Obama's myRA Retirement Savings Plan: A New Method of Saving
According to The New School, seventy-five percent of Americans nearing retirement age in 2010 had less than $30,000 in their retirement accounts. Obama recently unveiled his myRA program, an individual retirement account backed by the government, aimed at lower to middle income Americans who don’t have access to employer-sponsored retirement plans.
All workers whose household income falls below $191,000 a year, or up to $129,000 for an individual, will be eligible to invest in the accounts, including those that currently invest in a 401(k) plan. The account will function like a Roth IRA, in which account holders will contribute after income taxes are paid and tax-free withdrawal after retirement. The main difference between a myRA account and a traditional Roth IRA is that the myRA accounts only invest in government savings bonds. This investment is similar to a safe savings bond, in that it is backed by the U.S. government and thus secures the principal investment of account holders. The myRA account won’t be affected if an account holder changes jobs, and they will be able to contribute to the same account from multiple part-time jobs.

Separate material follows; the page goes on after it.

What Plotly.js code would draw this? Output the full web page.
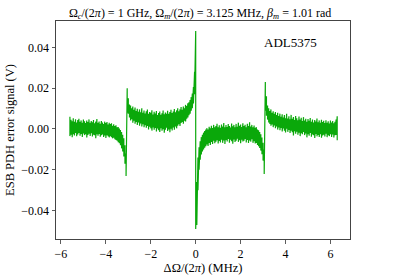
<!DOCTYPE html>
<html>
<head>
<meta charset="utf-8">
<script src="https://cdn.plot.ly/plotly-3.0.1.min.js"></script>
<style>html,body{margin:0;padding:0;background:#fff;}#chart{width:407px;height:276px;}</style>
</head>
<body>
<div id="chart"></div>
<script>
// Detuning grid (MHz): start and spacing of the read-off samples
const fStart = -5.60;
const fStep = 0.05;

// Upper envelope of the noisy error signal at each detuning (mV)
const sigHigh = [
  // -5.60 .. -3.15
  6.0,4.5,3.8,5.2,3.5,4.8,3.2,4.4,5.0,3.6,
  4.2,3.0,4.6,3.8,2.9,4.1,3.4,4.7,3.1,3.9,
  3.3,4.4,2.8,3.6,4.9,3.0,3.7,2.6,3.9,3.2,
  2.5,3.6,2.9,3.4,2.2,3.0,2.4,2.8,1.6,2.3,
  1.5,1.8,0.8,1.0,0.2,-0.5,-1.5,-2.8,-4.5,-8,
  // -3.10, -3.05
  -12,20,
  // -3.00 .. -0.05
  15,12,11.5,10.2,11.0,9.4,10.5,8.8,9.9,8.5,
  9.6,8.2,10.1,8.0,9.0,7.6,8.7,9.5,7.4,8.3,
  7.9,9.2,7.1,8.4,7.6,8.8,6.9,7.8,8.6,7.0,
  7.7,9.0,7.2,8.1,7.4,8.9,7.5,8.3,9.4,7.8,
  8.6,9.8,8.2,9.1,10.2,8.7,9.6,10.8,9.4,11.0,
  10.1,11.8,11.2,12.6,13.1,14.2,15.6,17.4,20.5,28,
  // 0.00
  48,
  // 0.05 .. 3.00
  -26,-14,-9,-6,-4,-2.8,-1.8,-1.0,-0.3,0.4,
  -0.2,1.1,0.3,1.6,0.5,2.0,0.8,1.4,2.6,0.9,
  1.8,0.6,2.2,1.2,2.9,0.8,1.9,1.0,2.4,1.5,
  0.7,2.7,1.3,2.0,0.9,2.5,1.1,3.1,1.6,2.2,
  1.0,2.8,1.4,2.1,0.8,2.6,1.5,3.3,1.2,2.0,
  0.9,1.7,0.6,0.9,-0.2,-0.6,-1.5,-2.6,-4.2,-6.8,
  // 3.05, 3.10
  -10,23,
  // 3.15 .. 6.30
  16,11.5,10.2,8.8,9.6,7.9,8.7,7.4,8.3,6.8,
  7.9,6.3,7.5,6.0,7.2,5.6,6.8,5.3,7.4,5.1,
  6.2,4.8,6.9,5.0,5.9,4.4,6.4,5.2,4.3,6.1,
  4.6,5.5,3.9,5.8,4.2,5.0,3.6,4.9,4.0,5.4,
  3.5,4.6,3.2,4.4,3.7,5.1,3.3,4.2,3.0,4.5,
  3.4,4.0,2.9,4.3,3.1,3.8,2.7,4.1,3.2,3.9,
  2.8,3.5,4.6,6.2
];

// Lower envelope of the noisy error signal at each detuning (mV)
const sigLow = [
  // -5.60 .. -3.15
  -3.5,-2.8,-4.0,-2.5,-3.2,-2.0,-3.6,-2.7,-1.9,-3.3,
  -2.4,-3.9,-2.2,-3.0,-2.6,-4.2,-2.9,-2.3,-3.4,-2.1,
  -3.7,-2.8,-3.1,-4.5,-2.6,-3.3,-2.4,-3.8,-3.0,-2.7,
  -3.9,-3.2,-4.4,-3.0,-3.6,-4.1,-3.5,-4.0,-4.6,-4.3,
  -5.0,-5.4,-5.8,-6.5,-7.0,-8.0,-9.5,-11,-13.5,-17,
  // -3.10, -3.05
  -23,8,
  // -3.00 .. -0.05
  7.5,5.6,4.2,4.8,3.1,4.0,2.6,3.5,2.0,3.2,
  1.6,2.7,1.2,2.4,0.9,1.9,0.6,1.5,-0.2,1.1,
  0.3,-0.8,0.7,-0.4,0.5,-1.2,0.2,-0.6,-1.5,0.4,
  -0.9,-0.1,-1.8,-0.3,0.6,-1.0,-0.2,-1.6,0.1,-0.7,
  0.8,-0.4,1.2,0.3,1.6,2.4,1.5,2.9,3.4,2.6,
  4.1,3.7,5.0,5.6,6.8,7.5,8.9,10.2,12.5,17,
  // 0.00
  -49,
  // 0.05 .. 3.00
  -47,-30,-20,-15,-12.5,-11,-10,-9.2,-8.5,-7.6,
  -8.3,-6.9,-7.8,-6.4,-7.4,-5.8,-7.0,-6.2,-5.5,-7.1,
  -5.9,-6.6,-5.2,-6.8,-5.6,-7.3,-5.4,-6.1,-4.9,-6.7,
  -5.3,-6.0,-7.2,-5.1,-6.4,-5.7,-4.8,-6.3,-5.5,-7.0,
  -5.2,-6.1,-5.8,-4.9,-6.6,-5.4,-6.9,-5.6,-6.2,-5.0,
  -6.8,-6.0,-7.1,-6.9,-7.8,-8.4,-9.3,-10.6,-12.4,-15.5,
  // 3.05, 3.10
  -22,9,
  // 3.15 .. 6.30
  6.5,4.6,3.2,2.5,1.6,2.2,0.9,1.7,0.4,1.3,
  -0.3,0.8,-0.6,0.5,-1.2,0.2,-0.9,-1.7,0.1,-1.4,
  -0.5,-2.0,-0.8,-1.6,-3.2,-1.1,-2.3,-1.3,-2.8,-1.8,
  -3.5,-2.1,-2.6,-1.5,-3.0,-2.2,-4.1,-2.5,-3.3,-2.0,
  -3.8,-2.7,-3.1,-4.4,-2.4,-3.6,-2.9,-3.9,-2.6,-4.3,
  -3.2,-2.8,-3.7,-2.3,-4.0,-3.0,-3.5,-2.6,-3.9,-2.7,
  -4.2,-3.1,-2.9,-5.5
];

const xTicks = [-6, -4, -2, 0, 2, 4, 6];
const yTicks = [-0.04, -0.02, 0.00, 0.02, 0.04];

// Build the trace: at each detuning the line visits upper then lower envelope (V)
const xs = [], ys = [];
for (let i = 0; i < sigHigh.length; i++) {
  const f = +(fStart + i * fStep).toFixed(3);
  xs.push(f, f);
  ys.push(sigHigh[i] / 1000, sigLow[i] / 1000);
}

const serif = '"Liberation Serif", "DejaVu Serif", "Times New Roman", serif';

const trace = {
  x: xs, y: ys, type: 'scatter', mode: 'lines',
  line: {color: '#0aa80a', width: 1.2},
  hoverinfo: 'skip'
};

const layout = {
  width: 407, height: 276,
  margin: {l: 56, r: 57, t: 21, b: 37, pad: 0},
  paper_bgcolor: '#fff', plot_bgcolor: '#fff',
  font: {family: serif, size: 12, color: '#000'},
  showlegend: false,
  title: {
    text: 'Ω<sub><i>c</i></sub>/(2<i>π</i>) = 1 GHz, Ω<sub><i>m</i></sub>/(2<i>π</i>) = 3.125 MHz, <i>β</i><sub><i>m</i></sub> = 1.01 rad',
    font: {family: serif, size: 12, color: '#000'},
    xref: 'paper', x: 0.49, xanchor: 'center',
    yref: 'container', y: 0.955, yanchor: 'middle'
  },
  xaxis: {
    range: [-6.22, 6.87],
    tickvals: xTicks,
    ticks: 'outside', ticklen: 3.5, tickwidth: 0.8, tickcolor: '#333',
    showline: true, linecolor: '#444', linewidth: 1, mirror: true,
    showgrid: false, zeroline: false,
    tickfont: {family: serif, size: 12},
    title: {text: 'ΔΩ/(2<i>π</i>) (MHz)', font: {family: serif, size: 12.5}, standoff: 0}
  },
  yaxis: {
    range: [-0.0539, 0.0529],
    tickvals: yTicks, tickformat: '.2f',
    ticks: 'outside', ticklen: 3.5, tickwidth: 0.8, tickcolor: '#333',
    showline: true, linecolor: '#444', linewidth: 1, mirror: true,
    showgrid: false, zeroline: false,
    tickfont: {family: serif, size: 12},
    title: {text: 'ESB PDH error signal (V)', font: {family: serif, size: 12.5}, standoff: 3}
  },
  annotations: [{
    text: 'ADL5375', x: 4.24, y: 0.0426, xref: 'x', yref: 'y',
    xanchor: 'center', yanchor: 'middle', showarrow: false,
    font: {family: serif, size: 13, color: '#000'}
  }]
};

Plotly.newPlot('chart', [trace], layout, {staticPlot: true, displayModeBar: false});
</script>
</body>
</html>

Initially, a worker would only have to contribute $25 and then as little as $5 through subsequent payroll deductions. As in a traditional Roth IRA, contributions are limited to $5,500 or $6,500 if over 50 years of age. Once the balance reaches $15,000 or the account has been open for 30 years, it will be rolled over to a private sector Roth IRA. Returns would be similar to the Thrift Savings Plan offered to federal employees that yielded 1.47% over the last year. Workers would be able to withdraw their principal at any time without penalty, thus making their contributions available before retirement if need be; however, anyone who withdraws the interest earned before age 59 ½ will be subject to income tax and a 10% withdrawal penalty.
Many small businesses do not offer retirement programs, and myRAs are an option; however many will find after proper due diligence that 401(k) plans will be the best option for employee savings. Employees will also be spared any fees usually associated with retirement accounts because the federal government will cover the administrative expenses for the employer. An alternative to myRA is the proposed auto-IRA legislation that would require small businesses to automatically enroll workers in an IRA on a direct deposit basis, unless they opt out. The success of myRAs will depend on the employer encouraging their workers to take advantage of the program, one that requires little effort on their part, but can make a big impact in their employees’ future.
While the investment yield isn’t considerable, the risk of investment loss is zero, making this an attractive starter kit for those individuals looking to start a retirement plan and also a way for small businesses to attract workers. It’s one option for digging Americans out of the retirement savings pit, by providing a framework for first-time savers and an opportunity for small businesses to offer a retirement savings account.